Write out the material exactly, leaving every picture behind.

Start of Supplied material

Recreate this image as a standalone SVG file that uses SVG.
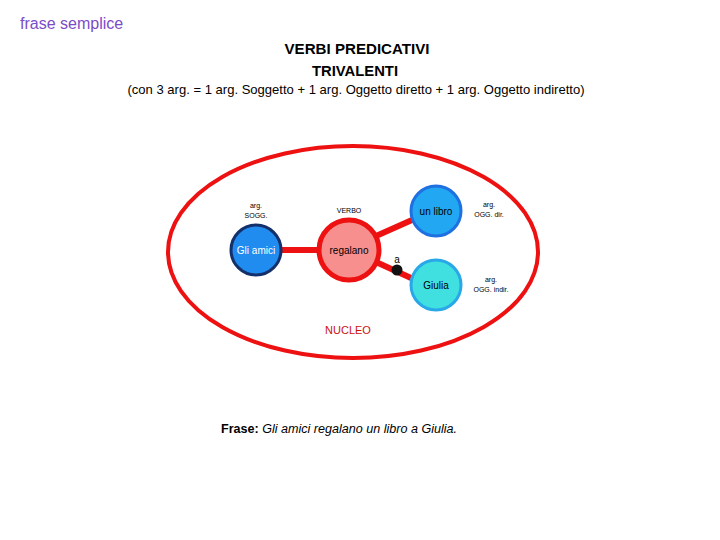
<svg xmlns="http://www.w3.org/2000/svg" width="720" height="540" viewBox="0 0 720 540">
<style>
.t{font-family:"Liberation Sans",Arial,sans-serif;fill:#000}
.s{font-size:7px;text-anchor:middle}
.n{font-size:10px;text-anchor:middle}
.c{stroke:#ee1111;stroke-width:6;fill:none}
</style>
<rect width="720" height="540" fill="#fff"/>
<text class="t" x="20" y="29" font-size="16" fill="#7b4cc8" style="fill:#7b4cc8">frase semplice</text>
<text class="t" x="357" y="54" font-size="14" font-weight="bold" text-anchor="middle" textLength="145" lengthAdjust="spacingAndGlyphs">VERBI PREDICATIVI</text>
<text class="t" x="355" y="76" font-size="14" font-weight="bold" text-anchor="middle" textLength="86" lengthAdjust="spacingAndGlyphs">TRIVALENTI</text>
<text class="t" x="356" y="94" font-size="13" text-anchor="middle" textLength="457" lengthAdjust="spacingAndGlyphs">(con 3 arg. = 1 arg. Soggetto + 1 arg. Oggetto diretto + 1 arg. Oggetto indiretto)</text>
<ellipse cx="353" cy="252" rx="185" ry="106" fill="none" stroke="#ee1111" stroke-width="4"/>
<g id="connectors">
<line class="c" x1="280" y1="250" x2="320" y2="250"/>
<line class="c" x1="376" y1="236" x2="412" y2="220"/>
<line class="c" x1="376" y1="262" x2="411" y2="278"/>
<circle cx="397" cy="270" r="5.5" fill="#111"/>
<text class="t n" x="397" y="263" font-size="9">a</text>
</g>
<g id="gli-amici">
<circle cx="256" cy="250" r="25" fill="#218cf0" stroke="#14306b" stroke-width="3"/>
<text class="t n" x="256" y="254" style="fill:#fff">Gli amici</text>
<text class="t s" x="256" y="208">arg.</text>
<text class="t s" x="256" y="218">SOGG.</text>
</g>
<g id="regalano">
<circle cx="349" cy="250" r="30" fill="#f78f8f" stroke="#ee1111" stroke-width="5"/>
<text class="t n" x="349" y="254">regalano</text>
<text class="t s" x="349" y="213">VERBO</text>
</g>
<g id="un-libro">
<circle cx="436" cy="211" r="25" fill="#22a8f2" stroke="#1f70e0" stroke-width="3"/>
<text class="t n" x="436" y="215">un libro</text>
<text class="t s" x="489" y="207">arg.</text>
<text class="t s" x="489" y="217">OGG. dir.</text>
</g>
<g id="giulia">
<circle cx="436" cy="285" r="25" fill="#3fe0df" stroke="#28a8e8" stroke-width="3"/>
<text class="t n" x="436" y="289">Giulia</text>
<text class="t s" x="491" y="282">arg.</text>
<text class="t s" x="491" y="292">OGG. indir.</text>
</g>
<text class="t" x="348" y="334" font-size="11" text-anchor="middle" style="fill:#cc1111">NUCLEO</text>
<text class="t" x="221" y="433" font-size="12" textLength="236" lengthAdjust="spacingAndGlyphs"><tspan font-weight="bold">Frase: </tspan><tspan font-style="italic">Gli amici regalano un libro a Giulia.</tspan></text>
</svg>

End of Supplied material

▸ Complete output:
Recreate this image as a standalone SVG file that uses SVG.
<svg xmlns="http://www.w3.org/2000/svg" width="720" height="540" viewBox="0 0 720 540">
<style>
.t{font-family:"Liberation Sans",Arial,sans-serif;fill:#000}
.s{font-size:7px;text-anchor:middle}
.n{font-size:10px;text-anchor:middle}
.c{stroke:#ee1111;stroke-width:6;fill:none}
</style>
<rect width="720" height="540" fill="#fff"/>
<text class="t" x="20" y="29" font-size="16" fill="#7b4cc8" style="fill:#7b4cc8">frase semplice</text>
<text class="t" x="357" y="54" font-size="14" font-weight="bold" text-anchor="middle" textLength="145" lengthAdjust="spacingAndGlyphs">VERBI PREDICATIVI</text>
<text class="t" x="355" y="76" font-size="14" font-weight="bold" text-anchor="middle" textLength="86" lengthAdjust="spacingAndGlyphs">TRIVALENTI</text>
<text class="t" x="356" y="94" font-size="13" text-anchor="middle" textLength="457" lengthAdjust="spacingAndGlyphs">(con 3 arg. = 1 arg. Soggetto + 1 arg. Oggetto diretto + 1 arg. Oggetto indiretto)</text>
<ellipse cx="353" cy="252" rx="185" ry="106" fill="none" stroke="#ee1111" stroke-width="4"/>
<g id="connectors">
<line class="c" x1="280" y1="250" x2="320" y2="250"/>
<line class="c" x1="376" y1="236" x2="412" y2="220"/>
<line class="c" x1="376" y1="262" x2="411" y2="278"/>
<circle cx="397" cy="270" r="5.5" fill="#111"/>
<text class="t n" x="397" y="263" font-size="9">a</text>
</g>
<g id="gli-amici">
<circle cx="256" cy="250" r="25" fill="#218cf0" stroke="#14306b" stroke-width="3"/>
<text class="t n" x="256" y="254" style="fill:#fff">Gli amici</text>
<text class="t s" x="256" y="208">arg.</text>
<text class="t s" x="256" y="218">SOGG.</text>
</g>
<g id="regalano">
<circle cx="349" cy="250" r="30" fill="#f78f8f" stroke="#ee1111" stroke-width="5"/>
<text class="t n" x="349" y="254">regalano</text>
<text class="t s" x="349" y="213">VERBO</text>
</g>
<g id="un-libro">
<circle cx="436" cy="211" r="25" fill="#22a8f2" stroke="#1f70e0" stroke-width="3"/>
<text class="t n" x="436" y="215">un libro</text>
<text class="t s" x="489" y="207">arg.</text>
<text class="t s" x="489" y="217">OGG. dir.</text>
</g>
<g id="giulia">
<circle cx="436" cy="285" r="25" fill="#3fe0df" stroke="#28a8e8" stroke-width="3"/>
<text class="t n" x="436" y="289">Giulia</text>
<text class="t s" x="491" y="282">arg.</text>
<text class="t s" x="491" y="292">OGG. indir.</text>
</g>
<text class="t" x="348" y="334" font-size="11" text-anchor="middle" style="fill:#cc1111">NUCLEO</text>
<text class="t" x="221" y="433" font-size="12" textLength="236" lengthAdjust="spacingAndGlyphs"><tspan font-weight="bold">Frase: </tspan><tspan font-style="italic">Gli amici regalano un libro a Giulia.</tspan></text>
</svg>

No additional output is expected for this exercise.